The line holding "SPACING = 7.0" is the last one to output; start at the first line of the data, keep every line in between exactly, and leave out pictures.

◆ ◆ ◆

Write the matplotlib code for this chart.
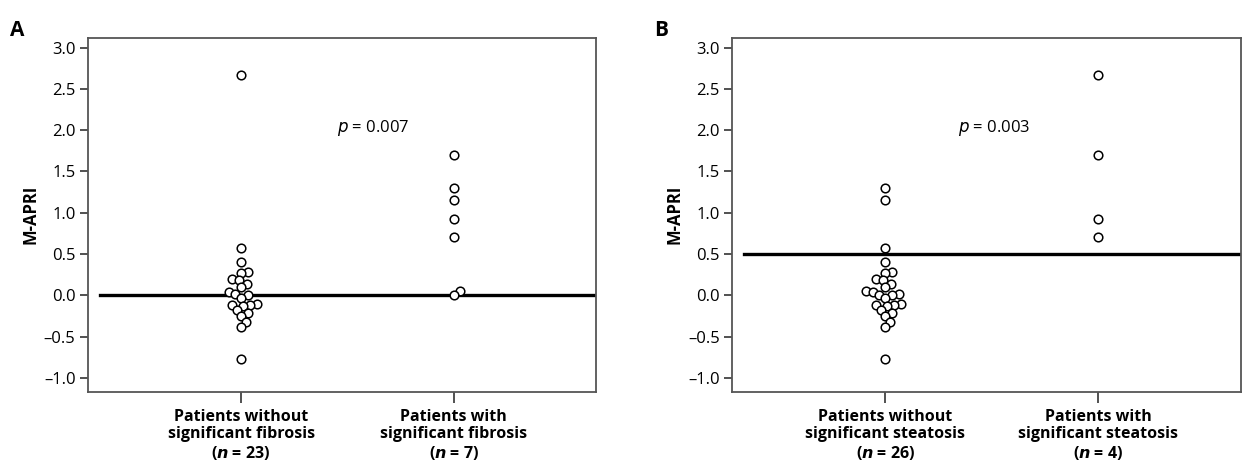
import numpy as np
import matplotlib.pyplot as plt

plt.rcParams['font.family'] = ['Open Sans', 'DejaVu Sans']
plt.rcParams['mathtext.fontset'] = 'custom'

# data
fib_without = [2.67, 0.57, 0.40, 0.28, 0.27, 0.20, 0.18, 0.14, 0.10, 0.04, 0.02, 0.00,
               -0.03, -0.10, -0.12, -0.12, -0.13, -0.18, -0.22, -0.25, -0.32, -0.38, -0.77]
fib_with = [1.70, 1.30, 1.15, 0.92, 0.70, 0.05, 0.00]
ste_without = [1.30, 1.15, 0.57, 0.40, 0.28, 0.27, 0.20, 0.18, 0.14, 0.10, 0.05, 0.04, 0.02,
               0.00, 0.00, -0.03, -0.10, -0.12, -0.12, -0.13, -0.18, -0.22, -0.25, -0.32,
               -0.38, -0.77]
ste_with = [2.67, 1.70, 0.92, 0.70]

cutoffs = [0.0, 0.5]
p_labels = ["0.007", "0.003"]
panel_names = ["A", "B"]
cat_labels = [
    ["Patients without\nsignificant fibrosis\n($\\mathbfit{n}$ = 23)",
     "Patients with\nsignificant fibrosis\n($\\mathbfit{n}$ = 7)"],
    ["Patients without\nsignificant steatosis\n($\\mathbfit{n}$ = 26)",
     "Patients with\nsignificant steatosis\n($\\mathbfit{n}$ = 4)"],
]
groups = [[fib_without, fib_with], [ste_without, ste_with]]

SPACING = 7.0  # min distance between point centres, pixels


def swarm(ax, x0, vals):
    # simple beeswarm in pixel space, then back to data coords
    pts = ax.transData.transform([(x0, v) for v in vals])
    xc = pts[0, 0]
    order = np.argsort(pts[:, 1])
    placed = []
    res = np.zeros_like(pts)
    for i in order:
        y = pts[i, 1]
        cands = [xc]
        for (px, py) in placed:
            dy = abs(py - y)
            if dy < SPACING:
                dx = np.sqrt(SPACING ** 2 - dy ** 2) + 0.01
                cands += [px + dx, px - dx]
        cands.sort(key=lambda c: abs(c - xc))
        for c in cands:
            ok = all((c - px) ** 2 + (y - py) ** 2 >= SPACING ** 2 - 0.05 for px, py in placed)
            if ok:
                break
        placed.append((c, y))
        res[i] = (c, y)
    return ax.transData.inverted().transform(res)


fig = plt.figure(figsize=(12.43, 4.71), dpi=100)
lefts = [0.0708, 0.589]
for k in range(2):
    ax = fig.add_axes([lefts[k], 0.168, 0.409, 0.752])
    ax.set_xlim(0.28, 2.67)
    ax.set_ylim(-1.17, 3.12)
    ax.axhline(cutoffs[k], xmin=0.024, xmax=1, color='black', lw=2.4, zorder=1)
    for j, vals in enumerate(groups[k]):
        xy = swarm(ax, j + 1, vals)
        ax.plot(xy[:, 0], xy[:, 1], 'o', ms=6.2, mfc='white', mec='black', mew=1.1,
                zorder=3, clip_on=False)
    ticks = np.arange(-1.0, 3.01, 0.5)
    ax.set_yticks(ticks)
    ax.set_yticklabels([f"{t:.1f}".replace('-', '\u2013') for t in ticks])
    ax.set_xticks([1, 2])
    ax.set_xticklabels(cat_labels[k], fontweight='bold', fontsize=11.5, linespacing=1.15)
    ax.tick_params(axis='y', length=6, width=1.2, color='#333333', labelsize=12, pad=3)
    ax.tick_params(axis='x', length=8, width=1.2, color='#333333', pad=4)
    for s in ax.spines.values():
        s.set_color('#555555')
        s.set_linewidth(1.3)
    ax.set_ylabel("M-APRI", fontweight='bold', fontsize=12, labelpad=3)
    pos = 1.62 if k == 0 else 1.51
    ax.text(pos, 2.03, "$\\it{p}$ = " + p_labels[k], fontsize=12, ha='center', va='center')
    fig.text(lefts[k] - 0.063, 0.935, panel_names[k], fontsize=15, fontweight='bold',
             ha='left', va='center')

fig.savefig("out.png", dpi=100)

◆ ◆ ◆

Output below
Write the matplotlib code for this chart.
import numpy as np
import matplotlib.pyplot as plt

plt.rcParams['font.family'] = ['Open Sans', 'DejaVu Sans']
plt.rcParams['mathtext.fontset'] = 'custom'

# data
fib_without = [2.67, 0.57, 0.40, 0.28, 0.27, 0.20, 0.18, 0.14, 0.10, 0.04, 0.02, 0.00,
               -0.03, -0.10, -0.12, -0.12, -0.13, -0.18, -0.22, -0.25, -0.32, -0.38, -0.77]
fib_with = [1.70, 1.30, 1.15, 0.92, 0.70, 0.05, 0.00]
ste_without = [1.30, 1.15, 0.57, 0.40, 0.28, 0.27, 0.20, 0.18, 0.14, 0.10, 0.05, 0.04, 0.02,
               0.00, 0.00, -0.03, -0.10, -0.12, -0.12, -0.13, -0.18, -0.22, -0.25, -0.32,
               -0.38, -0.77]
ste_with = [2.67, 1.70, 0.92, 0.70]

cutoffs = [0.0, 0.5]
p_labels = ["0.007", "0.003"]
panel_names = ["A", "B"]
cat_labels = [
    ["Patients without\nsignificant fibrosis\n($\\mathbfit{n}$ = 23)",
     "Patients with\nsignificant fibrosis\n($\\mathbfit{n}$ = 7)"],
    ["Patients without\nsignificant steatosis\n($\\mathbfit{n}$ = 26)",
     "Patients with\nsignificant steatosis\n($\\mathbfit{n}$ = 4)"],
]
groups = [[fib_without, fib_with], [ste_without, ste_with]]

SPACING = 7.0  # min distance between point centres, pixels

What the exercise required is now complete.